** START OF DATA LINES **
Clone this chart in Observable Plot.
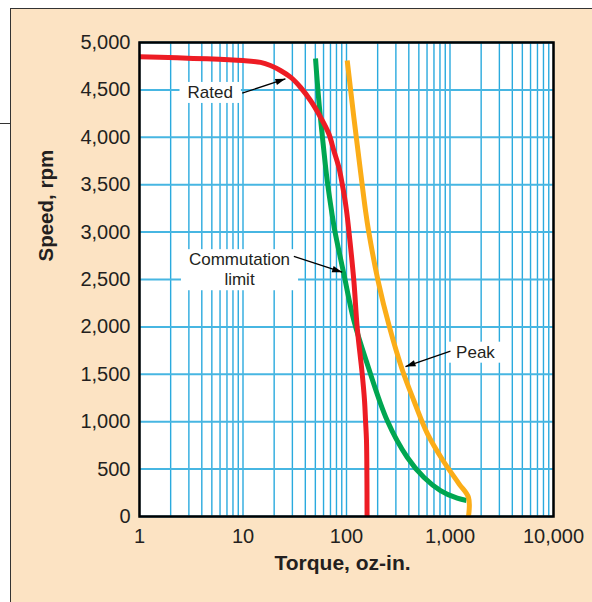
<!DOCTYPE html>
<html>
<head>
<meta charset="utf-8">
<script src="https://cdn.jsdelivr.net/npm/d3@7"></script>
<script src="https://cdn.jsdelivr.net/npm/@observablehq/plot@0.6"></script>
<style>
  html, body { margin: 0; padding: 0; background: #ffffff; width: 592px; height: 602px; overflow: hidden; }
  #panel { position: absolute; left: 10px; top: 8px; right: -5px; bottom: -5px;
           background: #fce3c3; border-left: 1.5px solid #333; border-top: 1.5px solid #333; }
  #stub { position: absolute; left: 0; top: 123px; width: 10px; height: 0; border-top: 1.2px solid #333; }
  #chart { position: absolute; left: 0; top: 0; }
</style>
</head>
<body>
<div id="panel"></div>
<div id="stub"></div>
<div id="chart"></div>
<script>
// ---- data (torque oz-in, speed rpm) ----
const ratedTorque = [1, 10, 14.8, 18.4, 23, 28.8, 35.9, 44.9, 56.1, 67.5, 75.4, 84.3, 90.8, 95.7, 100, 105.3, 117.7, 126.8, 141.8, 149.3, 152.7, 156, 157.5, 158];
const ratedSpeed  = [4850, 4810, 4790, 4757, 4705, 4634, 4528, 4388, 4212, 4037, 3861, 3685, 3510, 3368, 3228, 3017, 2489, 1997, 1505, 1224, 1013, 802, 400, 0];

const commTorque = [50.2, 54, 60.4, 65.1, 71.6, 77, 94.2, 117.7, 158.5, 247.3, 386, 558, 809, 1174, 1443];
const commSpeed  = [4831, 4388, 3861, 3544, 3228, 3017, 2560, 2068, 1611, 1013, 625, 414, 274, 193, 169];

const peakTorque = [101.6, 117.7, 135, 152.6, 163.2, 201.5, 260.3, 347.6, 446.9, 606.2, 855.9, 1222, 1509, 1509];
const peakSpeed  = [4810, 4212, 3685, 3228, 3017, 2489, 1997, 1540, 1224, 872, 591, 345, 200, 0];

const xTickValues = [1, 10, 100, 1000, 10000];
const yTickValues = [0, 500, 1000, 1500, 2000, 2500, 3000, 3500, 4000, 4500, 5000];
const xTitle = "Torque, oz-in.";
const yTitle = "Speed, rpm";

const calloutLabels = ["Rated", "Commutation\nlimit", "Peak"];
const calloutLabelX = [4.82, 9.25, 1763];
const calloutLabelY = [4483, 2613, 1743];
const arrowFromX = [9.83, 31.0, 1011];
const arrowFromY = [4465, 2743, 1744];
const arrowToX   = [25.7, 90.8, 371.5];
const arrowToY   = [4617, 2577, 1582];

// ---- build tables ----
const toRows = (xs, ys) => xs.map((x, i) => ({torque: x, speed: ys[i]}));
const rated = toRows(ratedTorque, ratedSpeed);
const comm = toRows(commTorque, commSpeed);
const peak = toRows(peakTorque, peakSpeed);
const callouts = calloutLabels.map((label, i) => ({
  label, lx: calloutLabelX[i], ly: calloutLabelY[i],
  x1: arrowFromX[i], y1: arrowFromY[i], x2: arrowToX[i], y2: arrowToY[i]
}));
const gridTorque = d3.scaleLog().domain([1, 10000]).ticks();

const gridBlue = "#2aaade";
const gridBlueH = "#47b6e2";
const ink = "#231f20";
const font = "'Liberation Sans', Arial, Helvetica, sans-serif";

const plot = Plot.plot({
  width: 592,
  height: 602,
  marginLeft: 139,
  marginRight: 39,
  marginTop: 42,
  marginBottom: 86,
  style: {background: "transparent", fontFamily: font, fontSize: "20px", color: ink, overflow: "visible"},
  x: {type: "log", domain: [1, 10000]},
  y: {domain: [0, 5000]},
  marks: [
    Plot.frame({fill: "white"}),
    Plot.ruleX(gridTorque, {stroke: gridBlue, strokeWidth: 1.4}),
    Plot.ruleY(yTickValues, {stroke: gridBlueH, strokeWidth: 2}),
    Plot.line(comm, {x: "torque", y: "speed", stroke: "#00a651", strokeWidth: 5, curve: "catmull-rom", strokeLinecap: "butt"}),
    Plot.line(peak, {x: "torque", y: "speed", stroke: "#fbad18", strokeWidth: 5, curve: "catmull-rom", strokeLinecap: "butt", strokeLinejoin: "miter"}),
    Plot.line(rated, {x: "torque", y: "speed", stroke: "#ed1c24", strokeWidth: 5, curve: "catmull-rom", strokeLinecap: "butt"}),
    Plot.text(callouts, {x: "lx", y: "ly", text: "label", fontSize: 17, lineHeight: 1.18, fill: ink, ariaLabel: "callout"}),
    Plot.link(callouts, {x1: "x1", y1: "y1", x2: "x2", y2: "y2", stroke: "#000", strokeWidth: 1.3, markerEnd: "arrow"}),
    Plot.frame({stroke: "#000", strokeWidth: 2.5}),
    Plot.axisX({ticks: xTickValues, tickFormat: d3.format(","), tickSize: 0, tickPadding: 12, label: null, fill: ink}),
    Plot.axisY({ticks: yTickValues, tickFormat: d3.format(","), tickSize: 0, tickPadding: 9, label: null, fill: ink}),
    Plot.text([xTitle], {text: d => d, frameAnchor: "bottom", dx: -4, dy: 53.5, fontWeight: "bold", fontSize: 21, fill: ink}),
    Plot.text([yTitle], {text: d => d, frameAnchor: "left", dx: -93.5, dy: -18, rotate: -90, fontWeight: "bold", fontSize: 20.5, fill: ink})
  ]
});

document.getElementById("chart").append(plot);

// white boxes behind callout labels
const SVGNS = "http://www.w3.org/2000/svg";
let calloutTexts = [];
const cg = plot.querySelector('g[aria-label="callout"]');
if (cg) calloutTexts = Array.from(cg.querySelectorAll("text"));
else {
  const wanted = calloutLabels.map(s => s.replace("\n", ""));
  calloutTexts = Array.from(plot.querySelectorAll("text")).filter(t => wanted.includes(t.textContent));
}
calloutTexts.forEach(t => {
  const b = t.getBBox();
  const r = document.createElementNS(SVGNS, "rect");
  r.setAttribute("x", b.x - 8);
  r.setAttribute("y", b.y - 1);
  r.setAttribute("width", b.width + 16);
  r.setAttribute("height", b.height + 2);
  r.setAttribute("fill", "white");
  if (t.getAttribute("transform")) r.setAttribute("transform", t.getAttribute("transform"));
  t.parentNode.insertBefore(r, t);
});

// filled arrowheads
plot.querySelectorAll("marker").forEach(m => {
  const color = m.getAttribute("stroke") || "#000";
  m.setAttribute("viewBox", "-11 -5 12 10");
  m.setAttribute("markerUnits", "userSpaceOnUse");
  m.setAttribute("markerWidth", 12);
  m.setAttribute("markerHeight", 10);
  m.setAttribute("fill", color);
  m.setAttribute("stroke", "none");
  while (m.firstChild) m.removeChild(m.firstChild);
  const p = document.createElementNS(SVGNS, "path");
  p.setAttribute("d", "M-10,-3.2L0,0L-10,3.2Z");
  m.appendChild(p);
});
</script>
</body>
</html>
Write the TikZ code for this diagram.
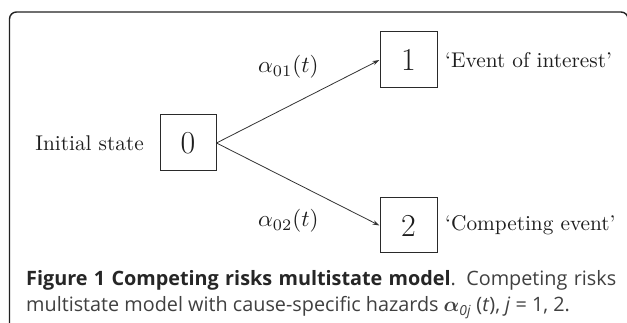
** END OF DATA LINES **
## GIVEN PROBLEM
Repeat the data exactly, dropping every picture it holds.

## EXERCISE SOLUTION
Clone this chart in Observable Plot.
<!DOCTYPE html>
<html>
<head>
<meta charset="utf-8">
<script src="https://cdn.jsdelivr.net/npm/d3@7"></script>
<script src="https://cdn.jsdelivr.net/npm/@observablehq/plot@0.6"></script>
<style>
  html, body { margin: 0; padding: 0; background: #ffffff; width: 592px; height: 602px; overflow: hidden; }
  #panel { position: absolute; left: 10px; top: 8px; right: -5px; bottom: -5px;
           background: #fce3c3; border-left: 1.5px solid #333; border-top: 1.5px solid #333; }
  #stub { position: absolute; left: 0; top: 123px; width: 10px; height: 0; border-top: 1.2px solid #333; }
  #chart { position: absolute; left: 0; top: 0; }
</style>
</head>
<body>
<div id="panel"></div>
<div id="stub"></div>
<div id="chart"></div>
<script>
// ---- data (torque oz-in, speed rpm) ----
const ratedTorque = [1, 10, 14.8, 18.4, 23, 28.8, 35.9, 44.9, 56.1, 67.5, 75.4, 84.3, 90.8, 95.7, 100, 105.3, 117.7, 126.8, 141.8, 149.3, 152.7, 156, 157.5, 158];
const ratedSpeed  = [4850, 4810, 4790, 4757, 4705, 4634, 4528, 4388, 4212, 4037, 3861, 3685, 3510, 3368, 3228, 3017, 2489, 1997, 1505, 1224, 1013, 802, 400, 0];

const commTorque = [50.2, 54, 60.4, 65.1, 71.6, 77, 94.2, 117.7, 158.5, 247.3, 386, 558, 809, 1174, 1443];
const commSpeed  = [4831, 4388, 3861, 3544, 3228, 3017, 2560, 2068, 1611, 1013, 625, 414, 274, 193, 169];

const peakTorque = [101.6, 117.7, 135, 152.6, 163.2, 201.5, 260.3, 347.6, 446.9, 606.2, 855.9, 1222, 1509, 1509];
const peakSpeed  = [4810, 4212, 3685, 3228, 3017, 2489, 1997, 1540, 1224, 872, 591, 345, 200, 0];

const xTickValues = [1, 10, 100, 1000, 10000];
const yTickValues = [0, 500, 1000, 1500, 2000, 2500, 3000, 3500, 4000, 4500, 5000];
const xTitle = "Torque, oz-in.";
const yTitle = "Speed, rpm";

const calloutLabels = ["Rated", "Commutation\nlimit", "Peak"];
const calloutLabelX = [4.82, 9.25, 1763];
const calloutLabelY = [4483, 2613, 1743];
const arrowFromX = [9.83, 31.0, 1011];
const arrowFromY = [4465, 2743, 1744];
const arrowToX   = [25.7, 90.8, 371.5];
const arrowToY   = [4617, 2577, 1582];

// ---- build tables ----
const toRows = (xs, ys) => xs.map((x, i) => ({torque: x, speed: ys[i]}));
const rated = toRows(ratedTorque, ratedSpeed);
const comm = toRows(commTorque, commSpeed);
const peak = toRows(peakTorque, peakSpeed);
const callouts = calloutLabels.map((label, i) => ({
  label, lx: calloutLabelX[i], ly: calloutLabelY[i],
  x1: arrowFromX[i], y1: arrowFromY[i], x2: arrowToX[i], y2: arrowToY[i]
}));
const gridTorque = d3.scaleLog().domain([1, 10000]).ticks();

const gridBlue = "#2aaade";
const gridBlueH = "#47b6e2";
const ink = "#231f20";
const font = "'Liberation Sans', Arial, Helvetica, sans-serif";

const plot = Plot.plot({
  width: 592,
  height: 602,
  marginLeft: 139,
  marginRight: 39,
  marginTop: 42,
  marginBottom: 86,
  style: {background: "transparent", fontFamily: font, fontSize: "20px", color: ink, overflow: "visible"},
  x: {type: "log", domain: [1, 10000]},
  y: {domain: [0, 5000]},
  marks: [
    Plot.frame({fill: "white"}),
    Plot.ruleX(gridTorque, {stroke: gridBlue, strokeWidth: 1.4}),
    Plot.ruleY(yTickValues, {stroke: gridBlueH, strokeWidth: 2}),
    Plot.line(comm, {x: "torque", y: "speed", stroke: "#00a651", strokeWidth: 5, curve: "catmull-rom", strokeLinecap: "butt"}),
    Plot.line(peak, {x: "torque", y: "speed", stroke: "#fbad18", strokeWidth: 5, curve: "catmull-rom", strokeLinecap: "butt", strokeLinejoin: "miter"}),
    Plot.line(rated, {x: "torque", y: "speed", stroke: "#ed1c24", strokeWidth: 5, curve: "catmull-rom", strokeLinecap: "butt"}),
    Plot.text(callouts, {x: "lx", y: "ly", text: "label", fontSize: 17, lineHeight: 1.18, fill: ink, ariaLabel: "callout"}),
    Plot.link(callouts, {x1: "x1", y1: "y1", x2: "x2", y2: "y2", stroke: "#000", strokeWidth: 1.3, markerEnd: "arrow"}),
    Plot.frame({stroke: "#000", strokeWidth: 2.5}),
    Plot.axisX({ticks: xTickValues, tickFormat: d3.format(","), tickSize: 0, tickPadding: 12, label: null, fill: ink}),
    Plot.axisY({ticks: yTickValues, tickFormat: d3.format(","), tickSize: 0, tickPadding: 9, label: null, fill: ink}),
    Plot.text([xTitle], {text: d => d, frameAnchor: "bottom", dx: -4, dy: 53.5, fontWeight: "bold", fontSize: 21, fill: ink}),
    Plot.text([yTitle], {text: d => d, frameAnchor: "left", dx: -93.5, dy: -18, rotate: -90, fontWeight: "bold", fontSize: 20.5, fill: ink})
  ]
});

document.getElementById("chart").append(plot);

// white boxes behind callout labels
const SVGNS = "http://www.w3.org/2000/svg";
let calloutTexts = [];
const cg = plot.querySelector('g[aria-label="callout"]');
if (cg) calloutTexts = Array.from(cg.querySelectorAll("text"));
else {
  const wanted = calloutLabels.map(s => s.replace("\n", ""));
  calloutTexts = Array.from(plot.querySelectorAll("text")).filter(t => wanted.includes(t.textContent));
}
calloutTexts.forEach(t => {
  const b = t.getBBox();
  const r = document.createElementNS(SVGNS, "rect");
  r.setAttribute("x", b.x - 8);
  r.setAttribute("y", b.y - 1);
  r.setAttribute("width", b.width + 16);
  r.setAttribute("height", b.height + 2);
  r.setAttribute("fill", "white");
  if (t.getAttribute("transform")) r.setAttribute("transform", t.getAttribute("transform"));
  t.parentNode.insertBefore(r, t);
});

// filled arrowheads
plot.querySelectorAll("marker").forEach(m => {
  const color = m.getAttribute("stroke") || "#000";
  m.setAttribute("viewBox", "-11 -5 12 10");
  m.setAttribute("markerUnits", "userSpaceOnUse");
  m.setAttribute("markerWidth", 12);
  m.setAttribute("markerHeight", 10);
  m.setAttribute("fill", color);
  m.setAttribute("stroke", "none");
  while (m.firstChild) m.removeChild(m.firstChild);
  const p = document.createElementNS(SVGNS, "path");
  p.setAttribute("d", "M-10,-3.2L0,0L-10,3.2Z");
  m.appendChild(p);
});
</script>
</body>
</html>
Write the TikZ code for this diagram.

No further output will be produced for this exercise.